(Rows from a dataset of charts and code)
═══

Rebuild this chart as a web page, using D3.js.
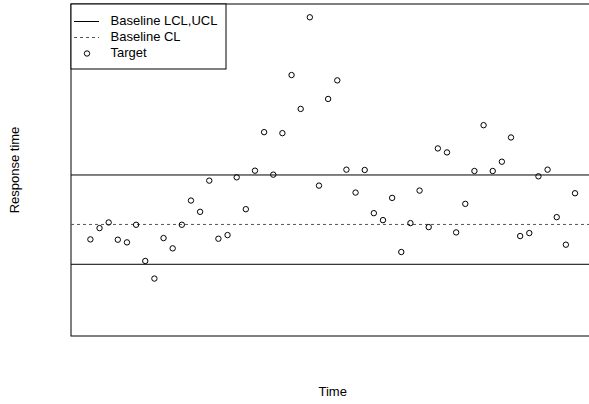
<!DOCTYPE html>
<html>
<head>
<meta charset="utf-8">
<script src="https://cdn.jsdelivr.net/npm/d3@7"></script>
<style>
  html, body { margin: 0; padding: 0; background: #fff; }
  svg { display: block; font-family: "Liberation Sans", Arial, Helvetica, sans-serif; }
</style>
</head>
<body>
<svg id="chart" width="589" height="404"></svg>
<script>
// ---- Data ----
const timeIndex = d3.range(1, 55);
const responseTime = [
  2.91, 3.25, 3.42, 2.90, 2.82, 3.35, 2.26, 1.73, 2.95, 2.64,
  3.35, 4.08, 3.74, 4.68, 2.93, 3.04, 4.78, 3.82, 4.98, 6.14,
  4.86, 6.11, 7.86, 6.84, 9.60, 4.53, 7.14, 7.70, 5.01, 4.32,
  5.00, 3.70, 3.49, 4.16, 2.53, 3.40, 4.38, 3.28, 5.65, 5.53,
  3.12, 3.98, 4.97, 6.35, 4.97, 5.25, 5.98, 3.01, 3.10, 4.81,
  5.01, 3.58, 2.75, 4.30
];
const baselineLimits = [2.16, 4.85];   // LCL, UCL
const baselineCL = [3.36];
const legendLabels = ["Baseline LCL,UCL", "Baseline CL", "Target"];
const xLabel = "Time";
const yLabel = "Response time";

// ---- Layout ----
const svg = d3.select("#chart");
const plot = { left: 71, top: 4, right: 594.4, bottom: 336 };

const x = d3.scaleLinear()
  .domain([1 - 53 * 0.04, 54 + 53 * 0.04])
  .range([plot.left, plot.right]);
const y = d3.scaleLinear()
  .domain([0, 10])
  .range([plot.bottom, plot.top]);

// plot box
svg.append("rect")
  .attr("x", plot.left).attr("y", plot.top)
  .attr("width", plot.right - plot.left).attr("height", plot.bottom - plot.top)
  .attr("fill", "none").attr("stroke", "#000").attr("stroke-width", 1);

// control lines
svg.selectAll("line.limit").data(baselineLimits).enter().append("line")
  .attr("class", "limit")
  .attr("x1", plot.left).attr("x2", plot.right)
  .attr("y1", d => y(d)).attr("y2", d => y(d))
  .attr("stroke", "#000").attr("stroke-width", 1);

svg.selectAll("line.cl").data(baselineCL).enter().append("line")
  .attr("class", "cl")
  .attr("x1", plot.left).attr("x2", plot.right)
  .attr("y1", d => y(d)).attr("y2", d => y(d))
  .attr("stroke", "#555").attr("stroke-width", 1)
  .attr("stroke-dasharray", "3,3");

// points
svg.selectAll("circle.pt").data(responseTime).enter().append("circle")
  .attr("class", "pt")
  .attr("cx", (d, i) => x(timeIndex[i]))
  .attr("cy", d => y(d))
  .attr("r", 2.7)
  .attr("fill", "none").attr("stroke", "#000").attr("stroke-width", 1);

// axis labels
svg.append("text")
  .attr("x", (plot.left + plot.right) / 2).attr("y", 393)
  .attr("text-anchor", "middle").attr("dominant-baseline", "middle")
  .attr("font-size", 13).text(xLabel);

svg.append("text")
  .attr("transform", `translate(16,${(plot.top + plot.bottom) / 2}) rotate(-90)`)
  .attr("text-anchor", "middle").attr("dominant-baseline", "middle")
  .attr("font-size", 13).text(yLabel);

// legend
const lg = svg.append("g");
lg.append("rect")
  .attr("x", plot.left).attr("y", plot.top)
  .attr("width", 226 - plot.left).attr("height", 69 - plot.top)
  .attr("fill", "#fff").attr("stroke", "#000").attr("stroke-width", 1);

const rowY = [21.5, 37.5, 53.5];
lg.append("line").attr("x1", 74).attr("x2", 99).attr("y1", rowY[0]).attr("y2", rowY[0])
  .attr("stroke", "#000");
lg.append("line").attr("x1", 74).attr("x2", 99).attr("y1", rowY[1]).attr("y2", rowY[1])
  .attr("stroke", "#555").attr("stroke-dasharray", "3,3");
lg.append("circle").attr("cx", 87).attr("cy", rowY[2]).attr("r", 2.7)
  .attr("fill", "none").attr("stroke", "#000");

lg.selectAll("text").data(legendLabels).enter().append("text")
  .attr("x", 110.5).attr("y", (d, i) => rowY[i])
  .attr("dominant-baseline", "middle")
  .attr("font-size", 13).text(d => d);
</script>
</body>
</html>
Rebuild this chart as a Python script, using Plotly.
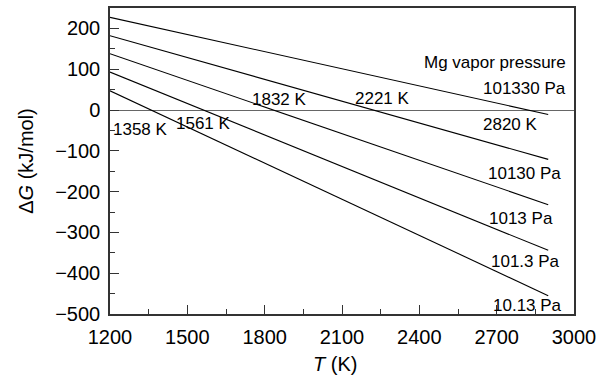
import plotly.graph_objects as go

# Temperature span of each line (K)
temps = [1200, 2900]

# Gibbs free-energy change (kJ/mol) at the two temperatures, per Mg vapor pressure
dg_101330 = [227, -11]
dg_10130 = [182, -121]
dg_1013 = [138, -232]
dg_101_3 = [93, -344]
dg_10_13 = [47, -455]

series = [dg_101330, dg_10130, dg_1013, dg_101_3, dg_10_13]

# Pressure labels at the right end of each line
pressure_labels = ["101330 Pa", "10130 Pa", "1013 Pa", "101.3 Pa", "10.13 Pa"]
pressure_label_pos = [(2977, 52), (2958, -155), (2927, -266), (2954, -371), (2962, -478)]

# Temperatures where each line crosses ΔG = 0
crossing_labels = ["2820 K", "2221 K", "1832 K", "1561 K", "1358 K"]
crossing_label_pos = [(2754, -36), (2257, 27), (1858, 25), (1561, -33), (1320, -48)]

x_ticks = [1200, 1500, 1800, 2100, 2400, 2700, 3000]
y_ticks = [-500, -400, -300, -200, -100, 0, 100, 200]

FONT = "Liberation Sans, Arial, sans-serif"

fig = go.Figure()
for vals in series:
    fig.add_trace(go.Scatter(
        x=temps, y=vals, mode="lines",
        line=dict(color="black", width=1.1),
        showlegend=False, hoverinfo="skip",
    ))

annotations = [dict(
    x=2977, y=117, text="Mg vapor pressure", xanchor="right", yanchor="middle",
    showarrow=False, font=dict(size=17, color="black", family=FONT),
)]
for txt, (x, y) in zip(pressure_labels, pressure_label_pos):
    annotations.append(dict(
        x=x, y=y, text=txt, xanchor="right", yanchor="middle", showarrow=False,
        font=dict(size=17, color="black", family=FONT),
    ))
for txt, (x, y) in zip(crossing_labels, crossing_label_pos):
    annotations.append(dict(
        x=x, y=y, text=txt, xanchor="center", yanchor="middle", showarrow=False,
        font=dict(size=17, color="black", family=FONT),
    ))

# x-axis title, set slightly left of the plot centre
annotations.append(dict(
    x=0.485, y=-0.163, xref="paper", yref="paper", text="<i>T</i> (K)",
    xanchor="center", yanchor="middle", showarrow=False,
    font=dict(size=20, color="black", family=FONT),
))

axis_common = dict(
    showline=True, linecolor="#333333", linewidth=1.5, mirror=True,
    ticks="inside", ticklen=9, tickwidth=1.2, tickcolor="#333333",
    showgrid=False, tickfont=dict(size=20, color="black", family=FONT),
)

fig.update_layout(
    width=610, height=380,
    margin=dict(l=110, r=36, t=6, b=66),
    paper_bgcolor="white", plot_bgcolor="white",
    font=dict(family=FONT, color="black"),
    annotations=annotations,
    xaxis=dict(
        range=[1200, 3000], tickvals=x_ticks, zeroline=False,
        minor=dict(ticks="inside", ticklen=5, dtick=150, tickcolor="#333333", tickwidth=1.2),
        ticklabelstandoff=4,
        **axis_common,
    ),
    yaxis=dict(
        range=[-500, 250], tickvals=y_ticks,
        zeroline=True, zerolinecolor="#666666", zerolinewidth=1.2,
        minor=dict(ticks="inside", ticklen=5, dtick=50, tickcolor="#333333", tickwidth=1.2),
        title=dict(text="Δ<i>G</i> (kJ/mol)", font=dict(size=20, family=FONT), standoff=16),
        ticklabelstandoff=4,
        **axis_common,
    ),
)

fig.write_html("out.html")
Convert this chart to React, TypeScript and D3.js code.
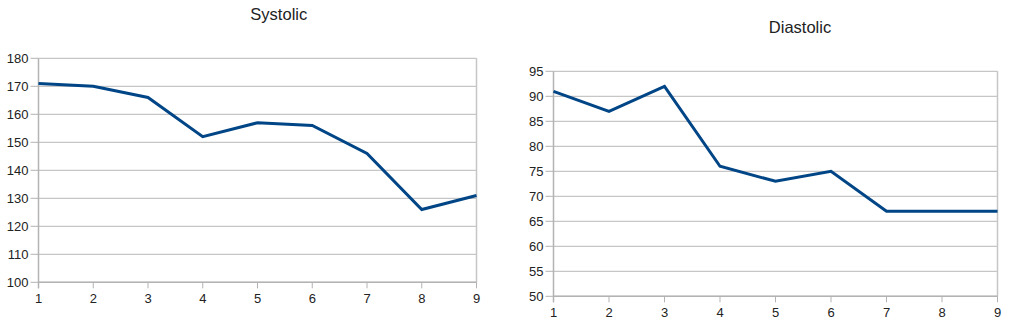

═══

> _Short exercise_:
Without the pictures, output the full listing exactly as it stands.

> _Output of the task_:
Rebuild this chart as a web page, using D3.js.
<!DOCTYPE html>
<html>
<head>
<meta charset="utf-8">
<script src="https://cdn.jsdelivr.net/npm/d3@7"></script>
<style>
  html, body { margin: 0; padding: 0; background: #fff; }
  svg { display: block; font-family: "Liberation Sans", Arial, Helvetica, sans-serif; }
</style>
</head>
<body>
<svg id="chart" width="589" height="404"></svg>
<script>
// ---- Data ----
const timeIndex = d3.range(1, 55);
const responseTime = [
  2.91, 3.25, 3.42, 2.90, 2.82, 3.35, 2.26, 1.73, 2.95, 2.64,
  3.35, 4.08, 3.74, 4.68, 2.93, 3.04, 4.78, 3.82, 4.98, 6.14,
  4.86, 6.11, 7.86, 6.84, 9.60, 4.53, 7.14, 7.70, 5.01, 4.32,
  5.00, 3.70, 3.49, 4.16, 2.53, 3.40, 4.38, 3.28, 5.65, 5.53,
  3.12, 3.98, 4.97, 6.35, 4.97, 5.25, 5.98, 3.01, 3.10, 4.81,
  5.01, 3.58, 2.75, 4.30
];
const baselineLimits = [2.16, 4.85];   // LCL, UCL
const baselineCL = [3.36];
const legendLabels = ["Baseline LCL,UCL", "Baseline CL", "Target"];
const xLabel = "Time";
const yLabel = "Response time";

// ---- Layout ----
const svg = d3.select("#chart");
const plot = { left: 71, top: 4, right: 594.4, bottom: 336 };

const x = d3.scaleLinear()
  .domain([1 - 53 * 0.04, 54 + 53 * 0.04])
  .range([plot.left, plot.right]);
const y = d3.scaleLinear()
  .domain([0, 10])
  .range([plot.bottom, plot.top]);

// plot box
svg.append("rect")
  .attr("x", plot.left).attr("y", plot.top)
  .attr("width", plot.right - plot.left).attr("height", plot.bottom - plot.top)
  .attr("fill", "none").attr("stroke", "#000").attr("stroke-width", 1);

// control lines
svg.selectAll("line.limit").data(baselineLimits).enter().append("line")
  .attr("class", "limit")
  .attr("x1", plot.left).attr("x2", plot.right)
  .attr("y1", d => y(d)).attr("y2", d => y(d))
  .attr("stroke", "#000").attr("stroke-width", 1);

svg.selectAll("line.cl").data(baselineCL).enter().append("line")
  .attr("class", "cl")
  .attr("x1", plot.left).attr("x2", plot.right)
  .attr("y1", d => y(d)).attr("y2", d => y(d))
  .attr("stroke", "#555").attr("stroke-width", 1)
  .attr("stroke-dasharray", "3,3");

// points
svg.selectAll("circle.pt").data(responseTime).enter().append("circle")
  .attr("class", "pt")
  .attr("cx", (d, i) => x(timeIndex[i]))
  .attr("cy", d => y(d))
  .attr("r", 2.7)
  .attr("fill", "none").attr("stroke", "#000").attr("stroke-width", 1);

// axis labels
svg.append("text")
  .attr("x", (plot.left + plot.right) / 2).attr("y", 393)
  .attr("text-anchor", "middle").attr("dominant-baseline", "middle")
  .attr("font-size", 13).text(xLabel);

svg.append("text")
  .attr("transform", `translate(16,${(plot.top + plot.bottom) / 2}) rotate(-90)`)
  .attr("text-anchor", "middle").attr("dominant-baseline", "middle")
  .attr("font-size", 13).text(yLabel);

// legend
const lg = svg.append("g");
lg.append("rect")
  .attr("x", plot.left).attr("y", plot.top)
  .attr("width", 226 - plot.left).attr("height", 69 - plot.top)
  .attr("fill", "#fff").attr("stroke", "#000").attr("stroke-width", 1);

const rowY = [21.5, 37.5, 53.5];
lg.append("line").attr("x1", 74).attr("x2", 99).attr("y1", rowY[0]).attr("y2", rowY[0])
  .attr("stroke", "#000");
lg.append("line").attr("x1", 74).attr("x2", 99).attr("y1", rowY[1]).attr("y2", rowY[1])
  .attr("stroke", "#555").attr("stroke-dasharray", "3,3");
lg.append("circle").attr("cx", 87).attr("cy", rowY[2]).attr("r", 2.7)
  .attr("fill", "none").attr("stroke", "#000");

lg.selectAll("text").data(legendLabels).enter().append("text")
  .attr("x", 110.5).attr("y", (d, i) => rowY[i])
  .attr("dominant-baseline", "middle")
  .attr("font-size", 13).text(d => d);
</script>
</body>
</html>
Rebuild this chart as a Python script, using Plotly.
import plotly.graph_objects as go

# Temperature span of each line (K)
temps = [1200, 2900]

# Gibbs free-energy change (kJ/mol) at the two temperatures, per Mg vapor pressure
dg_101330 = [227, -11]
dg_10130 = [182, -121]
dg_1013 = [138, -232]
dg_101_3 = [93, -344]
dg_10_13 = [47, -455]

series = [dg_101330, dg_10130, dg_1013, dg_101_3, dg_10_13]

# Pressure labels at the right end of each line
pressure_labels = ["101330 Pa", "10130 Pa", "1013 Pa", "101.3 Pa", "10.13 Pa"]
pressure_label_pos = [(2977, 52), (2958, -155), (2927, -266), (2954, -371), (2962, -478)]

# Temperatures where each line crosses ΔG = 0
crossing_labels = ["2820 K", "2221 K", "1832 K", "1561 K", "1358 K"]
crossing_label_pos = [(2754, -36), (2257, 27), (1858, 25), (1561, -33), (1320, -48)]

x_ticks = [1200, 1500, 1800, 2100, 2400, 2700, 3000]
y_ticks = [-500, -400, -300, -200, -100, 0, 100, 200]

FONT = "Liberation Sans, Arial, sans-serif"

fig = go.Figure()
for vals in series:
    fig.add_trace(go.Scatter(
        x=temps, y=vals, mode="lines",
        line=dict(color="black", width=1.1),
        showlegend=False, hoverinfo="skip",
    ))

annotations = [dict(
    x=2977, y=117, text="Mg vapor pressure", xanchor="right", yanchor="middle",
    showarrow=False, font=dict(size=17, color="black", family=FONT),
)]
for txt, (x, y) in zip(pressure_labels, pressure_label_pos):
    annotations.append(dict(
        x=x, y=y, text=txt, xanchor="right", yanchor="middle", showarrow=False,
        font=dict(size=17, color="black", family=FONT),
    ))
for txt, (x, y) in zip(crossing_labels, crossing_label_pos):
    annotations.append(dict(
        x=x, y=y, text=txt, xanchor="center", yanchor="middle", showarrow=False,
        font=dict(size=17, color="black", family=FONT),
    ))

# x-axis title, set slightly left of the plot centre
annotations.append(dict(
    x=0.485, y=-0.163, xref="paper", yref="paper", text="<i>T</i> (K)",
    xanchor="center", yanchor="middle", showarrow=False,
    font=dict(size=20, color="black", family=FONT),
))

axis_common = dict(
    showline=True, linecolor="#333333", linewidth=1.5, mirror=True,
    ticks="inside", ticklen=9, tickwidth=1.2, tickcolor="#333333",
    showgrid=False, tickfont=dict(size=20, color="black", family=FONT),
)

fig.update_layout(
    width=610, height=380,
    margin=dict(l=110, r=36, t=6, b=66),
    paper_bgcolor="white", plot_bgcolor="white",
    font=dict(family=FONT, color="black"),
    annotations=annotations,
    xaxis=dict(
        range=[1200, 3000], tickvals=x_ticks, zeroline=False,
        minor=dict(ticks="inside", ticklen=5, dtick=150, tickcolor="#333333", tickwidth=1.2),
        ticklabelstandoff=4,
        **axis_common,
    ),
    yaxis=dict(
        range=[-500, 250], tickvals=y_ticks,
        zeroline=True, zerolinecolor="#666666", zerolinewidth=1.2,
        minor=dict(ticks="inside", ticklen=5, dtick=50, tickcolor="#333333", tickwidth=1.2),
        title=dict(text="Δ<i>G</i> (kJ/mol)", font=dict(size=20, family=FONT), standoff=16),
        ticklabelstandoff=4,
        **axis_common,
    ),
)

fig.write_html("out.html")
Convert this chart to React, TypeScript and D3.js code.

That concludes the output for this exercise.